→ EXERCISE DIRECTIONS
Write out, word for word, every line from the first one through the line that holds "(0,0) rectangle (475,731);", and nothing else; skip the pictures.

→ SUPPLIED INFORMATION
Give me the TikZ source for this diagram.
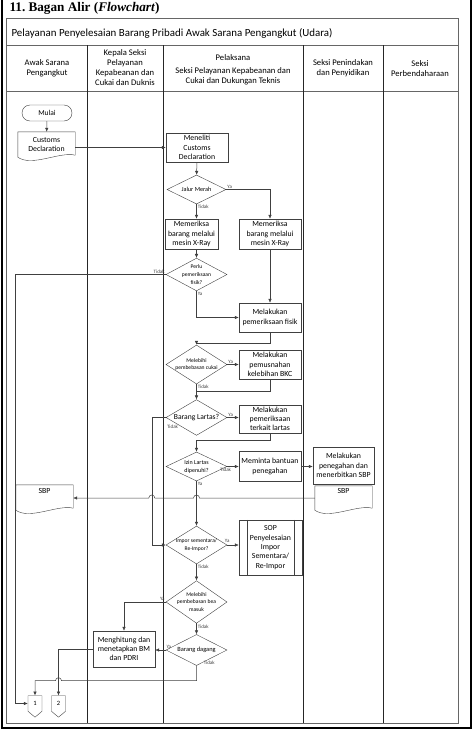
\documentclass[tikz,border=0pt]{standalone}
\usepackage{fontspec}
\setmainfont{Carlito}
\newfontfamily\titlefont{Liberation Serif}
\usetikzlibrary{arrows.meta, positioning, calc, shapes.geometric, shapes.symbols}
\tikzstyle{box} = [rectangle, draw=black!75, minimum width=62pt, minimum height=29pt, inner sep=1pt, align=center, font=\fontsize{7.8}{9.3}\selectfont]
\tikzstyle{decision} = [diamond, draw=black!75, minimum width=61pt, minimum height=29pt, inner sep=-4pt, align=center, font=\fontsize{5.6}{7.8}\selectfont]
\tikzstyle{doc} = [rectangle, minimum width=57pt, minimum height=25pt, inner sep=1pt, align=center, font=\fontsize{7.8}{9.3}\selectfont]
\tikzstyle{terminal} = [rectangle, rounded corners=8pt, draw=black!75, minimum width=50pt, minimum height=16pt, font=\fontsize{7.5}{9}\selectfont]
\tikzstyle{offpage} = [signal, signal to=south, signal from=nowhere, signal pointer angle=100, draw=black!75, minimum width=14pt, minimum height=17pt, inner sep=0pt, font=\fontsize{6.5}{7}\selectfont]
\tikzstyle{hdr} = [align=center, font=\fontsize{8.6}{10}\selectfont]
\tikzstyle{lbl} = [inner sep=1pt, font=\fontsize{5}{5.5}\selectfont]
\tikzstyle{arrow} = [-{Latex[length=4pt,width=3.5pt]}, black!75, line width=0.5pt]
\tikzstyle{link} = [black!75, line width=0.5pt]
\newcommand{\docoutline}[1]{%
  \draw[black!75] (#1.south west) -- (#1.north west) -- (#1.north east) -- ([yshift=2pt]#1.south east)
    .. controls ([xshift=-15pt,yshift=6pt]#1.south east) and ([xshift=14pt,yshift=-10pt]#1.south west) .. (#1.south west);}
\begin{document}
\begin{tikzpicture}[x=1pt, y=-1pt]
				\useasboundingbox (0,0) rectangle (475,731);
				
				% Frame and swimlanes
				\draw[line width=1.5pt] (2,0) -- (2,728) -- (471,728) -- (471,0);
				\node[anchor=west, font=\titlefont\fontsize{13.2}{14}\selectfont\bfseries] (judul) at (6,8) {11.\ Bagan Alir (\textit{Flowchart})};
				\draw[black!60, line width=0.6pt] (6,18) rectangle (458,723);
				\draw[black!60, line width=0.6pt] (6,45) -- (458,45);
				\draw[black!60, line width=0.6pt] (6,91) -- (458,91);
				\foreach \x in {87,163,303,383} \draw[black!85, line width=0.6pt] (\x,45) -- (\x,723);
				
				\node[anchor=west, font=\fontsize{10.9}{12}\selectfont] (proses) at (8,33) {Pelayanan Penyelesaian Barang Pribadi Awak Sarana Pengangkut (Udara)};
				\node[hdr] (hawak) at (47,68.5) {Awak Sarana\\Pengangkut};
				\node[hdr] (hkepala) at (125,68) {Kepala Seksi\\Pelayanan\\Kepabeanan dan\\Cukai dan Duknis};
				\node[hdr] (hpelaksana) at (233,69.5) {Pelaksana\\[3pt]Seksi Pelayanan Kepabeanan dan\\Cukai dan Dukungan Teknis};
				\node[hdr] (hpenindakan) at (343,68.5) {Seksi Penindakan\\dan Penyidikan};
				\node[hdr] (hbendahara) at (420,68.5) {Seksi\\Perbendaharaan};
				
				% Nodes
				\node[terminal] (mulai) at (47,113) {Mulai};
				\node[doc] (cdecl) at (46.5,144.5) {Customs\\Declaration};
				\node[box] (meneliti) at (197,147.5) {Meneliti\\Customs\\Declaration};
				\node[decision, minimum width=59pt, font=\fontsize{6.2}{7}\selectfont] (jalur) at (196.5,189.5) {Jalur Merah};
				\node[box, minimum width=53pt, minimum height=30pt] (xrayA) at (191.5,234) {Memeriksa\\barang melalui\\mesin X-Ray};
				\node[box, minimum height=30pt] (xrayB) at (270,234) {Memeriksa\\barang melalui\\mesin X-Ray};
				\node[decision] (perlu) at (196.5,274.5) {Perlu\\pemeriksaan\\fisik?};
				\node[box] (fisik) at (270,317.5) {Melakukan\\pemeriksaan fisik};
				\node[decision] (cukai) at (196.5,364.5) {Melebihi\\pembebasan cukai};
				\node[box] (musnah) at ([xshift=73.5pt]cukai.center) {Melakukan\\pemusnahan\\kelebihan BKC};
				\node[decision, font=\fontsize{7.6}{8}\selectfont] (lartas) at (196.5,417.5) {Barang Lartas?};
				\node[box, minimum height=28pt] (cklartas) at (270,419) {Melakukan\\pemeriksaan\\terkait lartas};
				\node[decision, font=\fontsize{6}{8}\selectfont] (izin) at (196.5,466.5) {Izin Lartas\\dipenuhi?};
				\node[box, minimum height=30pt] (bantuan) at ([xshift=73.5pt]izin.center) {Meminta bantuan\\penegahan};
				\node[box, minimum width=61pt, minimum height=37pt] (tegah) at (343.5,465.5) {Melakukan\\penegahan dan\\menerbitkan SBP};
				\node[doc, minimum height=24pt] (sbpB) at (343.5,498) {SBP\\[4pt]};
				\node[doc, minimum height=25pt] (sbpA) at (44.5,497.5) {SBP\\[4pt]};
				\node[decision, minimum height=34pt] (impor) at (196.5,545) {Impor sementara/\\Re-Impor?};
				\node[box, minimum width=63pt, minimum height=55pt] (sop) at (270.5,547.5) {SOP\\Penyelesaian\\Impor\\Sementara/\\Re-Impor};
				\node[decision, minimum height=27pt] (bea) at (196.5,602) {Melebihi\\pembebasan bea\\masuk};
				\node[decision, minimum height=31pt, font=\fontsize{6.4}{7}\selectfont] (dagang) at (196.5,650) {Barang dagang};
				\node[box, minimum height=36pt] (hitung) at (124,649) {Menghitung dan\\menetapkan BM\\dan PDRI};
				\node[offpage] (conA) at (35,703.5) {1};
				\node[offpage] (conB) at (58.5,703.5) {2};
				
				% Document and predefined process outlines
				\docoutline{cdecl}
				\docoutline{sbpA}
				\docoutline{sbpB}
				\draw[black!75] ([xshift=8pt]sop.north west) -- ([xshift=8pt]sop.south west);
				\draw[black!75] ([xshift=-8pt]sop.north east) -- ([xshift=-8pt]sop.south east);
				
				% Edges
				\draw[arrow] (mulai) -- (cdecl);
				\draw[arrow] (cdecl.east |- meneliti.west) -- (meneliti.west);
				\draw[arrow] (meneliti) -- (jalur);
				\draw[arrow] (jalur.east) node[lbl, above right]{Ya} -| (xrayB);
				\draw[arrow] (jalur.south) node[lbl, below right]{Tidak} -- (jalur.south |- xrayA.north);
				\draw[arrow] (perlu.north |- xrayA.south) -- (perlu.north);
				\draw[arrow] (perlu.west) node[lbl, above left]{Tidak} -- ++(-151,0) coordinate (kiri) |- (conA.west);
				\draw[arrow] (perlu.south) node[lbl, below right]{Ya} |- (fisik.west);
				\draw[arrow] (xrayB) -- (fisik);
				\draw[arrow] (fisik.south) -- ++(0,11) -| (cukai.north);
				\draw[arrow] (cukai.east) node[lbl, above right]{Ya} -- (musnah.west);
				\draw[arrow] (cukai.south) node[lbl, below right]{Tidak} -- (lartas.north);
				\draw[link] (musnah.south) -- ++(0,12) -| (cukai.south);
				\draw[arrow] (lartas.east) node[lbl, above right]{Ya} -- (lartas.east -| cklartas.west);
				\draw[arrow] (lartas.west) node[lbl, below right, yshift=-6pt]{Tidak} -- ++(-14,0) coordinate (lk) |- (impor.west);
				\draw[arrow] (cklartas.south) -- ++(0,7) -| (izin.north);
				\draw[arrow] (izin.east) node[lbl, below left, xshift=5pt]{Tidak} -- (bantuan.west);
				\draw[arrow] (bantuan.east) -- (bantuan.east -| tegah.west);
				\draw[arrow] (izin.south) node[lbl, below right]{Ya} -- (impor.north);
				\draw[arrow] (sbpB.west) -- ($(izin.south |- sbpB.west)+(3,0)$) arc[start angle=0, end angle=180, radius=3pt]
					-- ($(lk |- sbpB.west)+(3,0)$) arc[start angle=0, end angle=180, radius=3pt] -- (sbpA.east |- sbpB.west);
				\draw[arrow] (impor.east) node[lbl, above=1pt]{Ya} -- (impor.east -| sop.west);
				\draw[arrow] (impor.south) node[lbl, below right]{Tidak} -- (bea.north);
				\draw[arrow] (bea.west) node[lbl, above left]{Ya} -| (hitung.north);
				\draw[arrow] (bea.south) node[lbl, below right]{Tidak} -- (dagang.north);
				\draw[arrow] (dagang.west) node[lbl, above, xshift=3pt]{Ya} -- (dagang.west -| hitung.east);
				\draw[arrow] (dagang.south) node[lbl, above right, xshift=6pt]{Tidak} -- ++(0,15) coordinate (dt)
					-- ($(conB.north |- dt)+(3,0)$) arc[start angle=0, end angle=180, radius=3pt] -| (conA.north);
				\draw[arrow] (hitung.west) -| (conB.north);
				
			\end{tikzpicture}
\end{document}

→ RESULT OF THIS TASK
Give me the TikZ source for this diagram.
\documentclass[tikz,border=0pt]{standalone}
\usepackage{fontspec}
\setmainfont{Carlito}
\newfontfamily\titlefont{Liberation Serif}
\usetikzlibrary{arrows.meta, positioning, calc, shapes.geometric, shapes.symbols}
\tikzstyle{box} = [rectangle, draw=black!75, minimum width=62pt, minimum height=29pt, inner sep=1pt, align=center, font=\fontsize{7.8}{9.3}\selectfont]
\tikzstyle{decision} = [diamond, draw=black!75, minimum width=61pt, minimum height=29pt, inner sep=-4pt, align=center, font=\fontsize{5.6}{7.8}\selectfont]
\tikzstyle{doc} = [rectangle, minimum width=57pt, minimum height=25pt, inner sep=1pt, align=center, font=\fontsize{7.8}{9.3}\selectfont]
\tikzstyle{terminal} = [rectangle, rounded corners=8pt, draw=black!75, minimum width=50pt, minimum height=16pt, font=\fontsize{7.5}{9}\selectfont]
\tikzstyle{offpage} = [signal, signal to=south, signal from=nowhere, signal pointer angle=100, draw=black!75, minimum width=14pt, minimum height=17pt, inner sep=0pt, font=\fontsize{6.5}{7}\selectfont]
\tikzstyle{hdr} = [align=center, font=\fontsize{8.6}{10}\selectfont]
\tikzstyle{lbl} = [inner sep=1pt, font=\fontsize{5}{5.5}\selectfont]
\tikzstyle{arrow} = [-{Latex[length=4pt,width=3.5pt]}, black!75, line width=0.5pt]
\tikzstyle{link} = [black!75, line width=0.5pt]
\newcommand{\docoutline}[1]{%
  \draw[black!75] (#1.south west) -- (#1.north west) -- (#1.north east) -- ([yshift=2pt]#1.south east)
    .. controls ([xshift=-15pt,yshift=6pt]#1.south east) and ([xshift=14pt,yshift=-10pt]#1.south west) .. (#1.south west);}
\begin{document}
\begin{tikzpicture}[x=1pt, y=-1pt]
				\useasboundingbox (0,0) rectangle (475,731);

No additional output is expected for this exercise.